The Government Accountability Office (GAO) has released a report that says the U.S. financial regulatory system is fragmented and outdated, and significant reforms are urgently needed.  A summary of the report follows:

"The current U.S. financial regulatory system has relied on a fragmented and complex arrangement of federal and state regulators--put into place over the past 150 years--that has not kept pace with major developments in financial markets and products in recent decades. As the nation finds itself in the midst of one of the worst financial crises ever, the regulatory system increasingly appears to be ill-suited to meet the nation's needs in the 21st century.

"Today, responsibilities for overseeing the financial services industry are shared among almost a dozen federal banking, securities, futures, and other regulatory agencies, numerous self-regulatory organizations, and hundreds of state financial regulatory agencies.
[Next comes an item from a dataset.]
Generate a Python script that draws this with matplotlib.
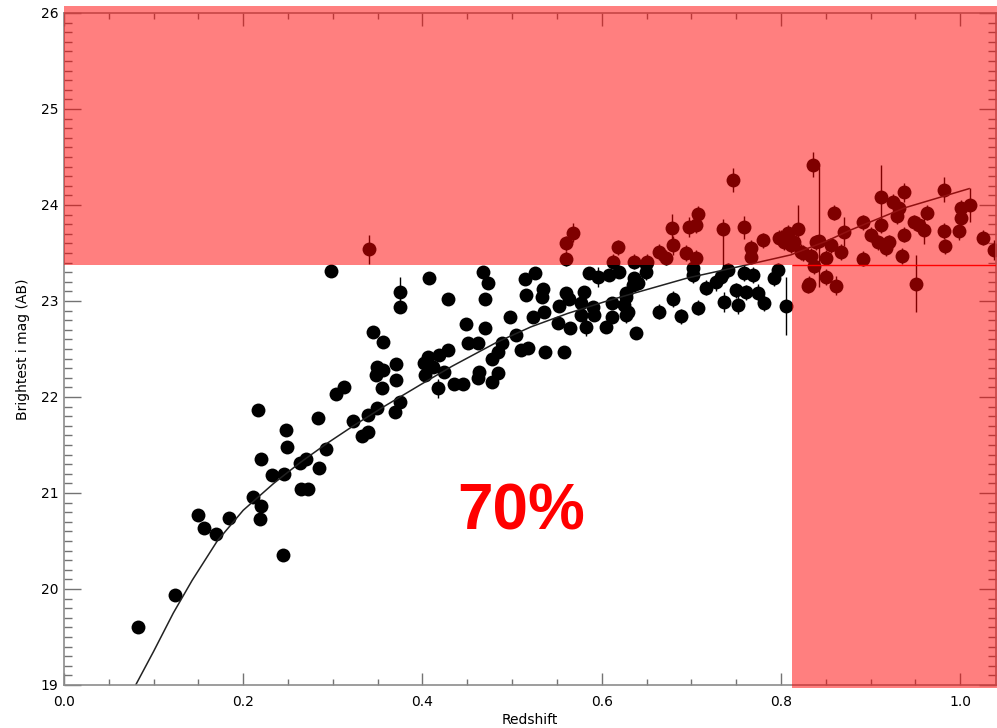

Much of this structure has developed as the result of statutory and regulatory changes that were often implemented in response to financial crises or significant developments in the financial services sector.

"For example, the Federal Reserve System was created in 1913 in response to financial panics and instability around the turn of the century, and much of the remaining structure for bank and securities regulation was created as the result of the Great Depression turmoil of the 1920s and 1930s.

"Several key changes in financial markets and products in recent decades have highlighted significant limitations and gaps in the existing regulatory system. First, regulators have struggled, and often failed, to mitigate the systemic risks posed by large and interconnected financial conglomerates and to ensure they adequately manage their risks. The portion of firms operating as conglomerates that cross financial sectors of banking, securities, and insurance increased significantly in recent years, but none of the regulators is tasked with assessing the risks posed across the entire financial system.

"Second, regulators have had to address problems in financial markets resulting from the activities of large and sometimes less-regulated market participants--such as nonbank mortgage lenders, hedge funds, and credit rating agencies--some of which play significant roles in today's financial markets.

"Third, the increasing prevalence of new and more complex investment products has challenged regulators and investors, and consumers have faced difficulty understanding new and increasingly complex retail mortgage and credit products. Regulators failed to adequately oversee the sale of mortgage products that posed risks to consumers and the stability of the financial system. Fourth, standard setters for accounting and financial regulators have faced growing challenges in ensuring that accounting and audit standards appropriately respond to financial market developments, and in addressing challenges arising from the global convergence of accounting and auditing standards.

"Finally, despite the increasingly global aspects of financial markets, the current fragmented U.S. regulatory structure has complicated some efforts to coordinate internationally with other regulators."